I feel similar to almost everything you expressed, Josantoro. Especially about saving everything. I keep thinking about my mom complaining about how her one bedroom apartment isn't big enough for her and how she can't get it organized because there's not room for all her stuff, and then seeing the two-foot high stack of plastic deli containers cluttering up her kitchen counter, among many other similar things, stuff she will never, ever use that prevents her from using the counters for anything but holding junk. It will sit there for years until she moves out of that place, and then someone else will have to deal with it all. I don't want to be like you said, having people wonder what we were thinking to keep all that stuff. And I don't want to force someone else, even if it's someone hired to come in and hold an estate sale after we're gone, to have to sort through a ton of excess junk to get to the things that actually have value. I'll never forget Husby having to give up an entire day of his life breaking down cardboard boxes in Mom's old basement because she kept them all for the fifteen years she lived in that house. Even when it was time to leave that house, she was upset for days because 'someone could use those' and couldn't understand why we didn't have the time or energy or willingness to find that mythical someone who wanted a basement full of old boxes. We still have a ways to go purging our own place but we're getting there. I still want a smaller house if/when we move out of this place and I don't want to wait till it's time to move and then be forced to make choices without time to think things through.
I think the biggest thing that helped us get rid of so much stuff is to give ourselves permission to make mistakes. It's inevitable, and if we discover we got rid of something we should have kept, we replace it without any guilt. We can only do the best we can do, and also circumstances change and what we didn't need sometimes we need when something does change. There haven't been many things we've regretted letting go of. Most things, it's been a relief to have it gone.
The flip side of getting rid of things is not acquiring them in the first place. I'm getting better at that and most times I do okay. But with my latest large project, I've come close to falling off the wagon. I'm getting back under control now though. The original plan was to buy two new kitchen base cabinets to build a new craft table, which I really do need. But after some thought I realized I really hated having the two base cabinets we have in our back porch. The things that need to be in them don't fit. I'm making them into the new base now. They need some modification and repair, and they'll have to be painted too.

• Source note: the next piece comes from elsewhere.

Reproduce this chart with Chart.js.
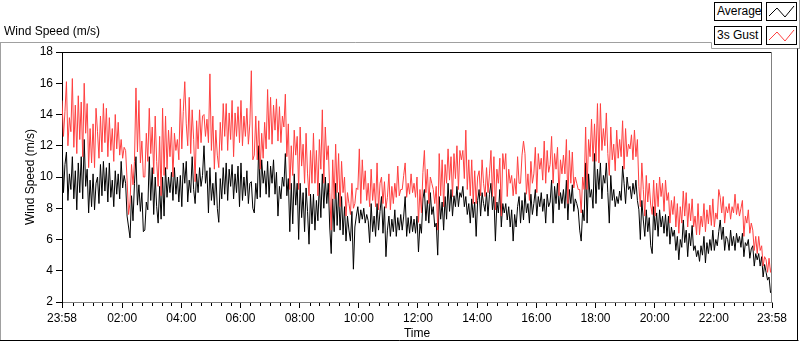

But I won't have to spend hundreds of dollars on them, plus I get the space back they were taking up in the back porch. I've already moved a different storage cabinet into that space, another repurpose that cost nothing, and we'll give that a try before buying or building something new. I already like that better, which is a good sign. I have most of what I'll need to get the craft table the way I want it, which will use up some lumber in the garage and save money. If I don't have what I need, the plan is to change the plans a little to be able to use what we do have rather than buy new stuff. For a while I was thinking I need a bar stool to use with the craft table, but I have a step stool in the kitchen just steps away, so I'm going to see how it goes to just use that. Less stuff in the house.
I was also thinking about buying an antique sewing machine and cabinet, but decided to move one I already have and which is already rehabbed into the house from my office instead. Less stuff, and I'm not acquiring another project I don't have time for.
I'm happy to have thought about the things I can repurpose rather than buying more things. I'm fairly confident it's all going to work out well.